Don’t Pull If You Can Outperform a Pull System

Glowing Brain
Are you smarter than pull?

Finally, pull may be inferior if you have a very high level of control of your system and an excellent knowledge of upcoming fluctuations (i.e., you are close to all-knowing and all-seeing in your production system). Even then, pull would still work.

However, it is imaginable to have a push-type system that outperforms a pull system if you have such an excellent understanding of your system. A pull system reacts immediately whenever a part is consumed or completed. A push system controlled by humans, computer logic, or artificial intelligence has to be able to outperform pull systems, giving either a better availability (for make-to-stock) or better utilization (for make-to-order) for the same inventory, or having a lower inventory for the same availability or utilization, or a combination of those.

Hence, if the knowledge of the human, computer logic, or AI of future fluctuations and disruptions is exceptional, they may be able to push a production system better than pull production. Yet, I believe such companies are as rare as unicorns. While you can occasionally meet a manager who believes his organization is all-knowing (usually in the higher ranks far removed from the shop floor), it is not true.

Other than that, I am always hard-pressed to find good examples where pull is not superior to push. In literature, you can find many scientific articles that claim push is better in some cases, but if you dig deeper, you will find that they just did not understand what pull actually is. Pull is much better at handling uncertainty and faster at maintaining your inventory buffer. Hence, the only case where push may be better is a highly stable system where you have an excellent understanding of the processes or of the expected fluctuations.

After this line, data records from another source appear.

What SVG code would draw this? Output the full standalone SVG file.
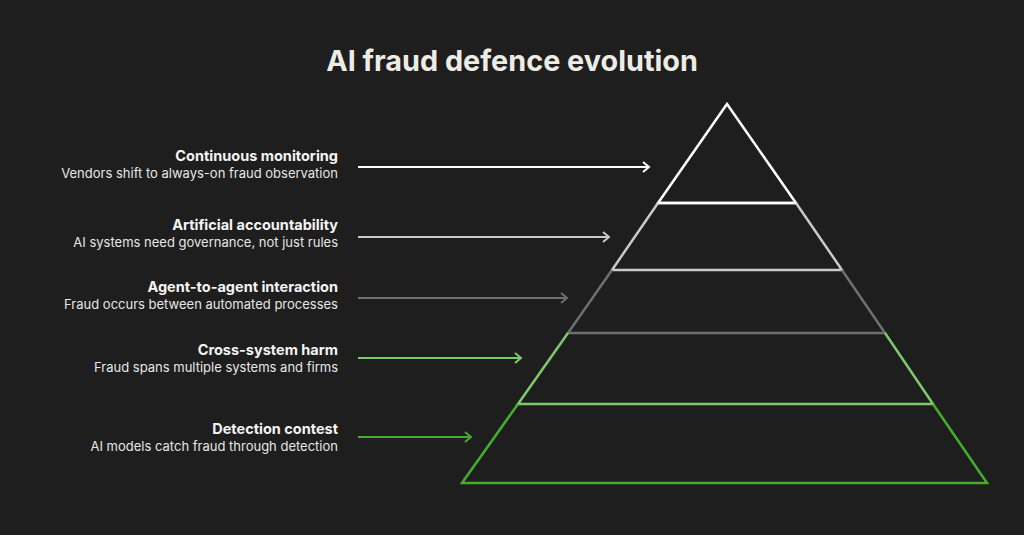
<svg xmlns="http://www.w3.org/2000/svg" width="1024" height="535" viewBox="0 0 1024 535">
<style>
.t{font-family:Inter,"Liberation Sans",sans-serif;font-weight:700;font-size:14.5px;fill:#f4f4f4;text-anchor:end}
.s{font-family:Inter,"Liberation Sans",sans-serif;font-size:13px;fill:#e6e6e6;text-anchor:end}
.l{fill:none;stroke-width:2.5;stroke-linejoin:miter}
.a{fill:none;stroke-width:2}
</style>
<rect width="1024" height="535" fill="#1e1e1e"/>
<text x="512" y="71" font-family="Inter,'Liberation Sans',sans-serif" font-weight="700" font-size="28.8" fill="#ecebe4" text-anchor="middle">AI fraud defence evolution</text>
<g id="pyramid">
<path class="l" stroke="#ffffff" d="M658 203 L727 104 L796 203 Z"/>
<path class="l" stroke="#c9c9c9" d="M658 203 L612 270 L842 270 L796 203"/>
<path class="l" stroke="#6f6f6f" d="M612 270 L568 333 L885 333 L842 270"/>
<path class="l" stroke="#7fc96d" d="M568 333 L518 404 L933 404 L885 333"/>
<path class="l" stroke="#45ad2e" d="M518 404 L462 483 L987 483 L933 404"/>
<line stroke="#ffffff" stroke-width="2.5" x1="658" y1="203" x2="796" y2="203"/>
</g>
<g id="connectors">
<g stroke="#ffffff"><line class="a" x1="358" y1="167" x2="649" y2="167"/><path class="a" d="M643 162 L649 167 L643 172"/></g>
<g stroke="#c9c9c9"><line class="a" x1="358" y1="237" x2="609" y2="237"/><path class="a" d="M603 232 L609 237 L603 242"/></g>
<g stroke="#6f6f6f"><line class="a" x1="358" y1="298" x2="567" y2="298"/><path class="a" d="M561 293 L567 298 L561 303"/></g>
<g stroke="#7fc96d"><line class="a" x1="358" y1="358" x2="521" y2="358"/><path class="a" d="M515 353 L521 358 L515 363"/></g>
<g stroke="#45ad2e"><line class="a" x1="358" y1="437" x2="471" y2="437"/><path class="a" d="M465 432 L471 437 L465 442"/></g>
</g>
<g id="n1"><text class="t" x="338" y="161">Continuous monitoring</text><text class="s" x="338" y="178">Vendors shift to always-on fraud observation</text></g>
<g id="n2"><text class="t" x="338" y="230">Artificial accountability</text><text class="s" x="338" y="247">AI systems need governance, not just rules</text></g>
<g id="n3"><text class="t" x="338" y="292">Agent-to-agent interaction</text><text class="s" x="338" y="309">Fraud occurs between automated processes</text></g>
<g id="n4"><text class="t" x="338" y="355">Cross-system harm</text><text class="s" x="338" y="372">Fraud spans multiple systems and firms</text></g>
<g id="n5"><text class="t" x="338" y="434">Detection contest</text><text class="s" x="338" y="451">AI models catch fraud through detection</text></g>
</svg>
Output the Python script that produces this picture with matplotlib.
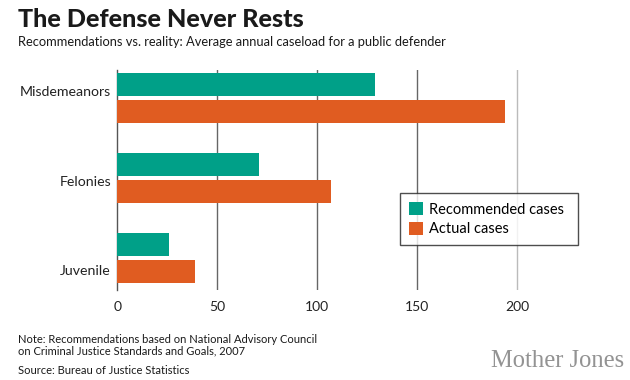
import matplotlib.pyplot as plt
from matplotlib import font_manager
import numpy as np

categories = ["Misdemeanors", "Felonies", "Juvenile"]
recommended = [129, 71, 26]
actual = [194, 107, 39]
xticks = [0, 50, 100, 150, 200]

TEAL = "#00a088"
ORANGE = "#e05c21"
FONT = "Lato"


def pick_font(names):
    for n in names:
        try:
            font_manager.findfont(n, fallback_to_default=False)
            return n
        except Exception:
            pass
    return "DejaVu Sans"


def fit_width(fig, txt, width_px):
    # shrink/grow the font so the text spans roughly the reference width
    fig.canvas.draw()
    w = txt.get_window_extent().width
    txt.set_fontsize(txt.get_fontsize() * width_px / w)


def main():
    narrow = pick_font(["Liberation Sans Narrow", "DejaVu Sans Condensed", "Lato"])

    fig = plt.figure(figsize=(6.3, 3.8), dpi=100)
    ax = fig.add_axes([117.3 / 630, 1 - 290 / 380, 460 / 630, 220 / 380])

    y = np.arange(len(categories))
    h = 0.2875
    off = 0.169
    ax.barh(y - off, recommended, height=h, color=TEAL, label="Recommended cases", zorder=3)
    ax.barh(y + off, actual, height=h, color=ORANGE, label="Actual cases", zorder=3)

    ax.set_xlim(0, 230)
    ax.set_ylim(2.404, -0.35)

    # gridlines
    for t in xticks[1:]:
        c = "#bbbbbb" if t == 200 else "#666666"
        ax.axvline(t, color=c, lw=1, zorder=1)

    for s in ["top", "right", "bottom"]:
        ax.spines[s].set_visible(False)
    ax.spines["left"].set_color("#555555")
    ax.spines["left"].set_linewidth(1)

    ax.set_xticks(xticks)
    ax.set_xticklabels([str(t) for t in xticks], fontsize=10, family=FONT, color="#222222")
    ax.tick_params(axis="x", length=0, pad=8)

    # category labels sit a bit off the bar pairs
    label_off = [-0.085, 0.04, 0.155]
    ax.set_yticks(y + np.array(label_off))
    ax.set_yticklabels(categories, fontsize=10.2, family=FONT, color="#222222")
    ax.tick_params(axis="y", length=0, pad=4.5)

    leg = ax.legend(
        loc="center left",
        bbox_to_anchor=(400 / 630, 1 - 246.7 / 380, 178 / 630, 55 / 380),
        bbox_transform=fig.transFigure,
        mode="expand",
        fancybox=False,
        frameon=True,
        handlelength=1.0,
        handleheight=1.0,
        handletextpad=0.4,
        borderpad=0.6,
        labelspacing=0.35,
        borderaxespad=0,
        prop={"family": FONT, "size": 10.5},
    )
    leg.get_frame().set_edgecolor("#222222")
    leg.get_frame().set_linewidth(1)

    title = fig.text(18 / 630, 1 - 27 / 380, "The Defense Never Rests", fontsize=19,
                     fontweight="black", family=narrow, va="baseline", color="#1a1a1a")
    sub = fig.text(18 / 630, 1 - 45.5 / 380,
                   "Recommendations vs. reality: Average annual caseload for a public defender",
                   fontsize=9.5, family=FONT, va="baseline", color="#1a1a1a")
    fit_width(fig, title, 285)
    fit_width(fig, sub, 432)

    fig.text(18 / 630, 1 - 345 / 380,
             "Note: Recommendations based on National Advisory Council\n"
             "on Criminal Justice Standards and Goals, 2007",
             fontsize=8, family=FONT, va="center", linespacing=1.05, color="#1a1a1a")
    fig.text(18 / 630, 1 - 370 / 380, "Source: Bureau of Justice Statistics",
             fontsize=8, family=FONT, va="center", color="#1a1a1a")
    mj = fig.text(624 / 630, 1 - 367.3 / 380, "Mother Jones", fontsize=14,
                  family="Liberation Serif", color="#939393", ha="right", va="baseline")
    fit_width(fig, mj, 134)

    fig.savefig("out.png", dpi=100)
    plt.close(fig)


if __name__ == "__main__":
    main()
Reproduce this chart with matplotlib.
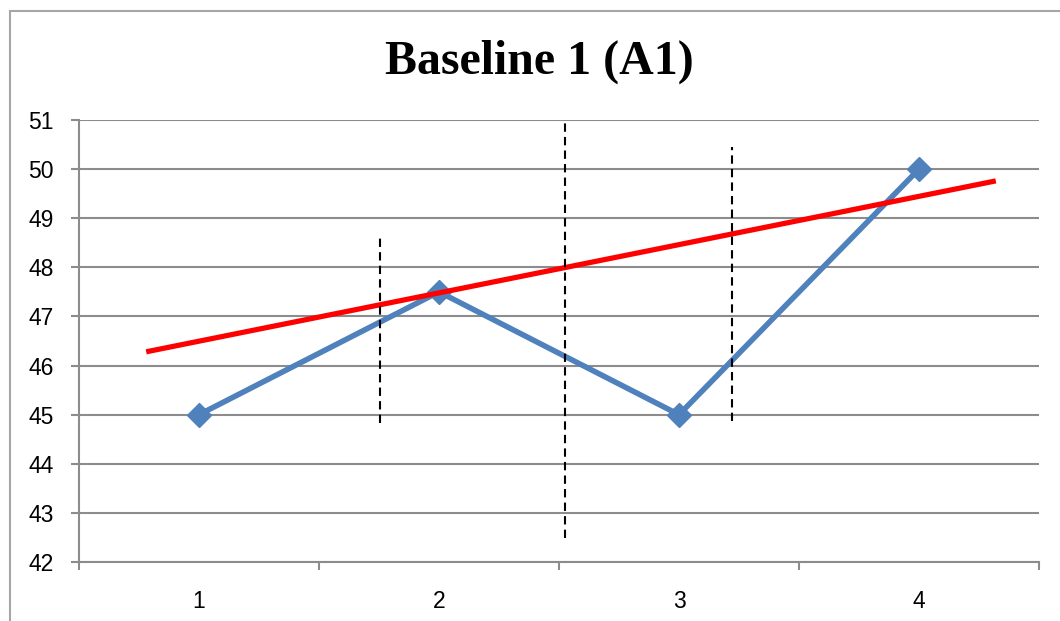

The common approach is usually to let pull do the day-to-day control, and human workers adjust the pull system if they know of an upcoming fluctuation. These could be seasonal demand changes, or your ship with goods just sunk, or all your products failed the safety test and need to be remade, or there is a craze for your products just because Beyoncé said she loves them, or your products sit like lead on the shelves just because Beyoncé said she hates them, or … or … or … I am sure you are familiar with many such examples in your industry.

Summary

Overall, pull is, in my view, still the best solution for almost all cases, providing an easy-to-use system that requires little intervention except for the occasional updates. There are very few exceptions where pull is inferior, as mentioned above. Now, go out, see where you can pull and where not, and organize your industry!